_Your goal_
Check each line of the entries below for the string "this"; copy every line where it appears.

_Data shown_
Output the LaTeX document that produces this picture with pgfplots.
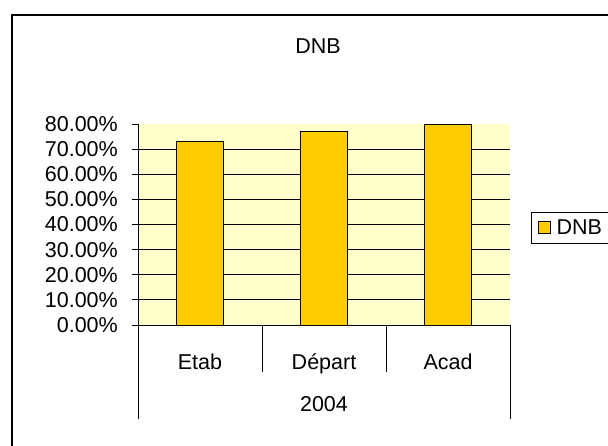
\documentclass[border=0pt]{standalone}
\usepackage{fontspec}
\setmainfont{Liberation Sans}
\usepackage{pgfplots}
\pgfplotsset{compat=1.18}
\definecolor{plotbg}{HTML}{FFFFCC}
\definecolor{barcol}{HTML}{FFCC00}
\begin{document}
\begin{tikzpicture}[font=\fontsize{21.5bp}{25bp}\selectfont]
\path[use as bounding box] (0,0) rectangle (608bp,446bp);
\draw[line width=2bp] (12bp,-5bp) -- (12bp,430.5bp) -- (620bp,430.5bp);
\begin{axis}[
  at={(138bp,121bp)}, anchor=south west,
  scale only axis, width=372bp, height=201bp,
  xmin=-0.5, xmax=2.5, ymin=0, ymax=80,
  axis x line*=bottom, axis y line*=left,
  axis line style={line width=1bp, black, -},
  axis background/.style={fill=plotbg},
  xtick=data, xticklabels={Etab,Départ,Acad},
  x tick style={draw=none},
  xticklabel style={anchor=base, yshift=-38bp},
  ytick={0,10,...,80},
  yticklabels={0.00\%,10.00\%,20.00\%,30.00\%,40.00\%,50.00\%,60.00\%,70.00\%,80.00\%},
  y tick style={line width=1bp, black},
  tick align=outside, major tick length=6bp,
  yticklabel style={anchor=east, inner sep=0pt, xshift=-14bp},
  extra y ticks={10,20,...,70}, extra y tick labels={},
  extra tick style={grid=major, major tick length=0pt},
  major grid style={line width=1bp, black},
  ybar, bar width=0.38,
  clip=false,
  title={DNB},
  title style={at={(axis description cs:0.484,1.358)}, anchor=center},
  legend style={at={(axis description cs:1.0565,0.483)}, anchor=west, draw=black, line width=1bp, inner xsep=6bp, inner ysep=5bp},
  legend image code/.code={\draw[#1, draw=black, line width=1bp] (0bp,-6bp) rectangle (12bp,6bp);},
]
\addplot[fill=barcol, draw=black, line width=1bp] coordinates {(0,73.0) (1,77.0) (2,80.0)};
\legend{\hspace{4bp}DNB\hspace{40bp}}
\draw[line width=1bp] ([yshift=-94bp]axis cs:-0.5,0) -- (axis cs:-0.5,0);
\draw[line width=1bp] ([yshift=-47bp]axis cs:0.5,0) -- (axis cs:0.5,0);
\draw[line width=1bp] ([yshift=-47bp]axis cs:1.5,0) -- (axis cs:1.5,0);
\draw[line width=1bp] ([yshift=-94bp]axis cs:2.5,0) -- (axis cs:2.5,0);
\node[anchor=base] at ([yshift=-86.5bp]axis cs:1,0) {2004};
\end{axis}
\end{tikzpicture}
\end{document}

* * *

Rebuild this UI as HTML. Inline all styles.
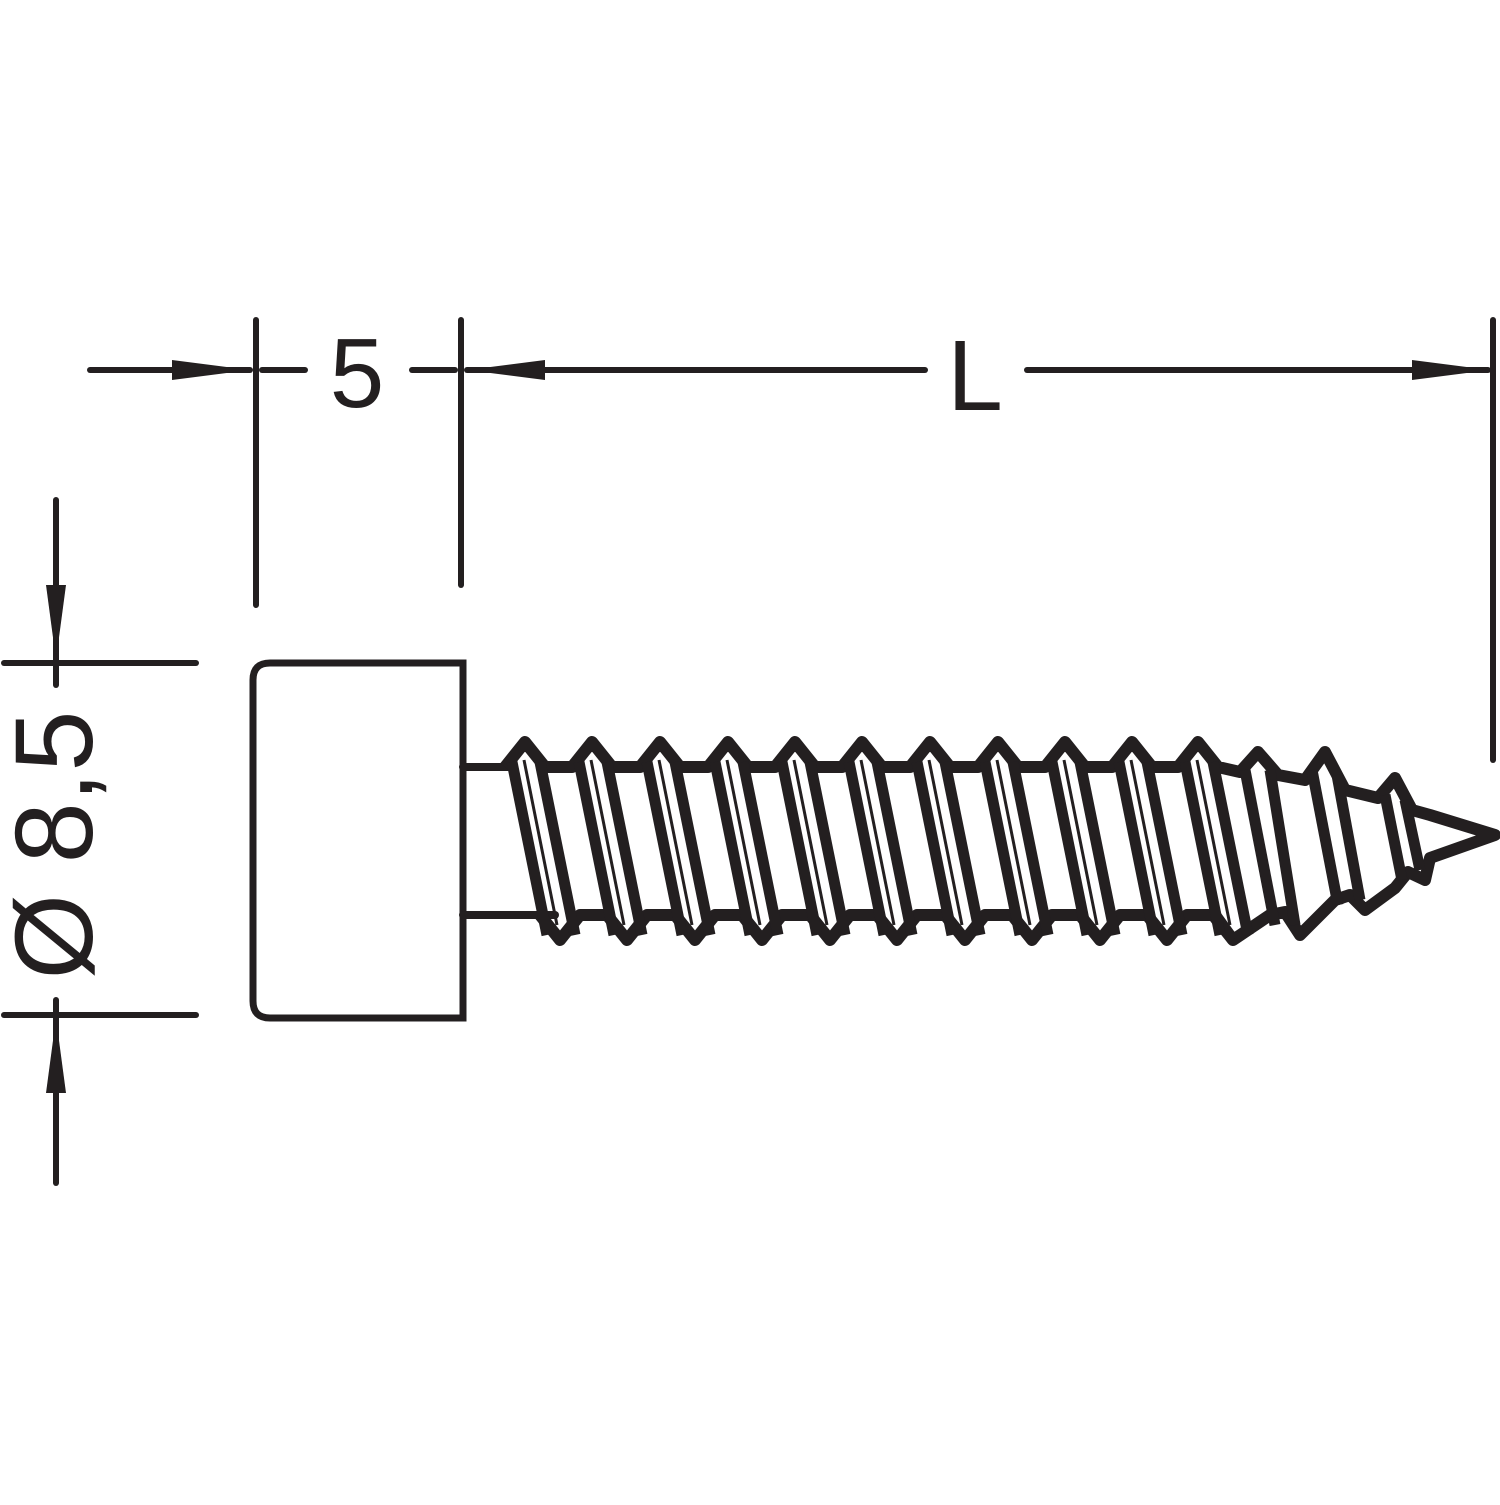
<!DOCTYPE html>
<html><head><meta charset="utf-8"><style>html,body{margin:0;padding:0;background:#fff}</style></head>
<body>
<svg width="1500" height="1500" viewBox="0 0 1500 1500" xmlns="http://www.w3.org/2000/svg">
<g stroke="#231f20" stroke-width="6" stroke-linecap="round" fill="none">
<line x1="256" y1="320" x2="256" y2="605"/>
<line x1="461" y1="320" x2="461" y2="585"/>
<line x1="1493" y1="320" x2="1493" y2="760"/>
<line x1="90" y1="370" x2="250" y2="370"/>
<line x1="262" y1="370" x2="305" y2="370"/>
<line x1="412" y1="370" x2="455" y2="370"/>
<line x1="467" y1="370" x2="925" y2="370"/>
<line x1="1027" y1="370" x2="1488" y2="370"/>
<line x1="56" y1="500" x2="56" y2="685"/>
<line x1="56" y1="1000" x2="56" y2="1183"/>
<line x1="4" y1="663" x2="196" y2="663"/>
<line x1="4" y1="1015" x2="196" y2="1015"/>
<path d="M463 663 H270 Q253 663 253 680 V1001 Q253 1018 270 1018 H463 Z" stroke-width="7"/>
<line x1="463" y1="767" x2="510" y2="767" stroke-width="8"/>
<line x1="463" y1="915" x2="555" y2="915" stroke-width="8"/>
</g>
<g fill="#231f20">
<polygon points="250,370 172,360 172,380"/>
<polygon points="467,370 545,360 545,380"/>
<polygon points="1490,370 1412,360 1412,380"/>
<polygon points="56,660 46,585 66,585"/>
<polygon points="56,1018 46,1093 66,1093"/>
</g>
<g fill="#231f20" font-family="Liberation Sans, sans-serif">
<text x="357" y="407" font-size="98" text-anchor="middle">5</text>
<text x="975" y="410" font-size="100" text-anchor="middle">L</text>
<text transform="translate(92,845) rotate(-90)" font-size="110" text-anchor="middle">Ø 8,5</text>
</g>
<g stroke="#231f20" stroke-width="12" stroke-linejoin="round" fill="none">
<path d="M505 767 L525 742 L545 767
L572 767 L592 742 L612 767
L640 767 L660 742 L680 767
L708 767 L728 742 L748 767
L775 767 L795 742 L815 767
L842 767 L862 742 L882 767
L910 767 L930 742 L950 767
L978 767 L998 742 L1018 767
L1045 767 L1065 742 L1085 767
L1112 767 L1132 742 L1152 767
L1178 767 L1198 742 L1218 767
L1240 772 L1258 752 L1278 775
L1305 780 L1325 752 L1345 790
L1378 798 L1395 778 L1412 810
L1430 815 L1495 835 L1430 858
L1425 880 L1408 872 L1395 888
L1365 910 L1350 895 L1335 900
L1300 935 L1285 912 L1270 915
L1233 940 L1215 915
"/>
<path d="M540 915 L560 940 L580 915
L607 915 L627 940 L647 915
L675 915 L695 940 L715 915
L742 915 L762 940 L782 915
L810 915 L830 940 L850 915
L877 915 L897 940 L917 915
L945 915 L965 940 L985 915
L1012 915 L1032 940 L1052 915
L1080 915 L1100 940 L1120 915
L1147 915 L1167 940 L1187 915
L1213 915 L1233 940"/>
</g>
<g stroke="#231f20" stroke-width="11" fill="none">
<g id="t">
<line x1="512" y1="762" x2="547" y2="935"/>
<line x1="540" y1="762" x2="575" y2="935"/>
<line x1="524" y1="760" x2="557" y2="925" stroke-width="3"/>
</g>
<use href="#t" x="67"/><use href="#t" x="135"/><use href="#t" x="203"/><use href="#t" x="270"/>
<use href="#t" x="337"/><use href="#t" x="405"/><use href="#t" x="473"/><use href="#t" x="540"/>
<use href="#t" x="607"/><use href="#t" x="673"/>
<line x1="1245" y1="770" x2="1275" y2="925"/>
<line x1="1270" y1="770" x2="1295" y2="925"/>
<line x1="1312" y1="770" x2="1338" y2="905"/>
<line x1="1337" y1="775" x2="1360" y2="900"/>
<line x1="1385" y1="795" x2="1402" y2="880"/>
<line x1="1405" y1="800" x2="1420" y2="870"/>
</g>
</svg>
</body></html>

_Answer for the task_
Output the LaTeX document that produces this picture with pgfplots.
Rebuild this UI as HTML. Inline all styles.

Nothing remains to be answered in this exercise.